About the Author
In 1983, Peter Anderson began writing for a small town daily in a mountain town just east of the Continental Divide. He covered school board and town council meetings and wrote features about trappers, circus people, rodeo clowns, miners, honky-tonk musicians, wildlife biologists, and late night ski hill groomers among others. After covering similar mountain town beats for the Pueblo Chieftain and the Denver Post, he wrote interpretive texts for state and national parks and authored a dozen children’s books on the cultural and natural history of the American West. For twenty years, he taught writing and literature, most recently at Adams State University in southern Colorado. For the last few decades, he has been performing in coffee houses, bars, libraries, colleges and other literary venues throughout Colorado with a gang of high country poets known as the River City Nomads.

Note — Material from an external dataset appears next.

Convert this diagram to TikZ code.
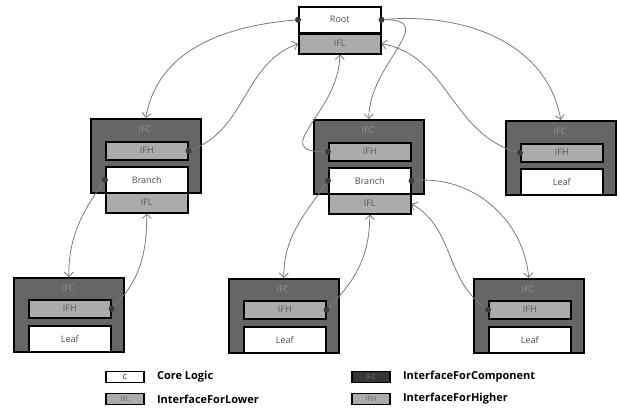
\documentclass[tikz,border=0pt]{standalone}
\usepackage{fontspec}
\setmainfont{Open Sans}
\usetikzlibrary{arrows.meta,positioning}
\definecolor{ifcfill}{HTML}{666666}
\definecolor{iffill}{HTML}{ABABAB}
\definecolor{keydark}{HTML}{363636}
\definecolor{linkgray}{HTML}{7A7A7A}
\definecolor{dotgray}{HTML}{3C3C3C}
\tikzset{
  box/.style={draw=black, line width=1.5pt, anchor=north west, inner sep=0pt, font=\fontsize{9}{10}\selectfont},
  ifc/.style={box, fill=ifcfill, minimum width=110pt, minimum height=74pt},
  ifbox/.style={box, fill=iffill, text=black!65, minimum width=82pt},
  core/.style={box, fill=white, text=black!70, minimum width=82pt, minimum height=26pt},
  ifctext/.style={text=black!42, font=\fontsize{9}{10}\selectfont},
  dot/.style={circle, fill=dotgray, inner sep=0pt, minimum size=6pt},
  link/.style={draw=linkgray, line width=0.8pt, -{Straight Barb[length=4.5pt,width=9pt]}},
  keybox/.style={draw=black, line width=1.6pt, minimum width=38pt, minimum height=11pt, inner sep=0pt, font=\fontsize{7}{8}\selectfont},
  keytext/.style={font=\fontsize{11}{12}\selectfont\bfseries, inner sep=0pt, anchor=west},
}
\begin{document}
\begin{tikzpicture}[x=1pt,y=1pt]
	\useasboundingbox (0,0) rectangle (620,-410);
	% root
	\node[core] (root) at (298,-6) {Root};
	\node[ifbox, minimum height=20pt] (rootifl) at (298,-33) {IFL};
	% branch left
	\node[ifc] (bAifc) at (90,-118) {};
	\node[ifctext] (bAlbl) at (145,-129) {IFC};
	\node[ifbox, minimum height=18pt] (bAifh) at (105,-141) {IFH};
	\node[core] (bA) at (105,-166) {Branch};
	\node[ifbox, minimum height=20pt] (bAifl) at (105,-192) {IFL};
	% branch middle
	\node[ifc] (bBifc) at (313,-119) {};
	\node[ifctext] (bBlbl) at (368,-130) {IFC};
	\node[ifbox, minimum height=18pt] (bBifh) at (328,-142) {IFH};
	\node[core] (bB) at (328,-167) {Branch};
	\node[ifbox, minimum height=20pt] (bBifl) at (328,-193) {IFL};
	% leaf right
	\node[ifc] (rCifc) at (505,-120) {};
	\node[ifctext] (rClbl) at (560,-131) {IFC};
	\node[ifbox, minimum height=18pt] (rCifh) at (520,-143) {IFH};
	\node[core] (rC) at (520,-168) {Leaf};
	% leaves below
	\node[ifc] (lAifc) at (13,-277) {};
	\node[ifctext] (lAlbl) at (68,-288) {IFC};
	\node[ifbox, minimum height=18pt] (lAifh) at (28,-299) {IFH};
	\node[core] (lA) at (28,-325) {Leaf};
	\node[ifc] (lBifc) at (228,-278) {};
	\node[ifctext] (lBlbl) at (283,-289) {IFC};
	\node[ifbox, minimum height=18pt] (lBifh) at (243,-300) {IFH};
	\node[core] (lB) at (243,-326) {Leaf};
	\node[ifc] (lCifc) at (473,-278) {};
	\node[ifctext] (lClbl) at (528,-289) {IFC};
	\node[ifbox, minimum height=18pt] (lCifh) at (488,-300) {IFH};
	\node[core] (lC) at (488,-326) {Leaf};
	% ports
	\node[dot] (rtL) at (root.west) {};
	\node[dot] (rtR) at (root.east) {};
	\node[dot] (bAdH) at (bAifh.east) {};
	\node[dot] (bAdB) at (bA.west) {};
	\node[dot] (bBdH) at (bBifh.west) {};
	\node[dot] (bBdB) at (bB.west) {};
	\node[dot] (bBdR) at (bB.east) {};
	\node[dot] (rCdH) at (rCifh.west) {};
	\node[dot] (lAdH) at (lAifh.east) {};
	\node[dot] (lBdH) at (lBifh.east) {};
	\node[dot] (lCdH) at (lCifh.west) {};
	% links
	\draw[link] (rtL) to[out=185,in=80] (bAifc.north);
	\draw[link] (bAdH) to[out=20,in=200] (rootifl.west);
	\draw[link] (rtR) to[out=0,in=90,looseness=1.4] (bBifc.north);
	\draw[link] (rtR) to[out=5,in=100] (rCifc.north);
	\draw[link] (bBdH) to[out=180,in=270,looseness=1.5] (rootifl.south);
	\draw[link] (rCdH) to[out=165,in=-10] (rootifl.east);
	\draw[link] (bAdB) to[out=235,in=90] (lAifc.north);
	\draw[link] (lAdH) to[out=45,in=270] (bAifl.south);
	\draw[link] (bBdB) to[out=235,in=90] (lBifc.north);
	\draw[link] (lBdH) to[out=45,in=270] (bBifl.south);
	\draw[link] (bBdR) to[out=5,in=95] (lCifc.north);
	\draw[link] (lCdH) to[out=145,in=-30] (bBifl.east);
	% key
	\node[keybox, fill=white] (kC) at (125,-377) {C};
	\node[keytext, right=12pt of kC] (kCt) {Core Logic};
	\node[keybox, fill=iffill, text=black!60] (kL) at (125,-399) {IFL};
	\node[keytext, right=12pt of kL] (kLt) {InterfaceForLower};
	\node[keybox, fill=keydark, text=black!55] (kI) at (371,-377) {IFC};
	\node[keytext, right=12pt of kI] (kIt) {InterfaceForComponent};
	\node[keybox, fill=iffill, text=black!60] (kH) at (371,-399) {IFH};
	\node[keytext, right=12pt of kH] (kHt) {InterfaceForHigher};
\end{tikzpicture}
\end{document}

Peter lives with his family on the western edge of the Sangre de Cristo Range in Crestone, Colorado, an eccentric mountain town full of spiritual seekers, old hippies and neo-rastafarians, Buddhist monks, modem cowboys, retired bikers, former executives turned poets, ranchers, philosopher-plumbers, green-leaning realtors, artists, writers, and musicians. From 2012-2022, he wrote about rural life in an end-of-the-road column called Dispatches from the Edge, which appeared monthly in Colorado Central Magazine and the Crestone Eagle.
From 2003-2009, Peter served as editor of Pilgrimage Magazine. From 2005-2008, he was the poetry editor for the Mountain Gazette, a legendary publication which was rooted in the Rocky Mountain region. In 2009, he edited Telling it Real: The Best of Pilgrimage Magazine (Pilgrimage Press), an anthology of poetry and nonfiction organized around the themes of story, place, spirit, and witness. In 2015, he co-edited (with Rick Kempa) an anthology of Grand Canyon poems called Going Down Grand (Lithic Press), which was nominated for a Colorado Book Award. For the 2015-16 school year, he was the Bennett Fellow Writer-in-Residence at Phillips Exeter Academy. In 2018, he launched the Crestone Poetry Festival (poemfest.com), an annual gathering of southwestern poets.
Peter's books include Riding the Wheel (Kelsay Books 2024), a lyrical almanac of prose poems and flash prose which affirms and celebrates the great wheel of life in the San Luis Valley; Reading Colorado: A Literary Road Guide (Bower House Books, 2023), an anthology of placed-based writings, which won a 2024 Colorado Book Award; Heading Home: Field Notes (Conundrum Press, 2017), a collection of short essays, flash prose, and prose poems, which Colorado novelist Laura Pritchett describes as offering "gorgeous meditations on traveling, the natural world, small towns, parenting, and...the cultural eccentricities of of the modern day west" ; and First Church of the Higher Elevations (Conundrum Press, 2015), which explores the ecology of story, spirituality, and landscape. His poems have appeared in various anthologies including New Poets of the American West (Many Voices Press) and Storied Wheels (Somos Publications).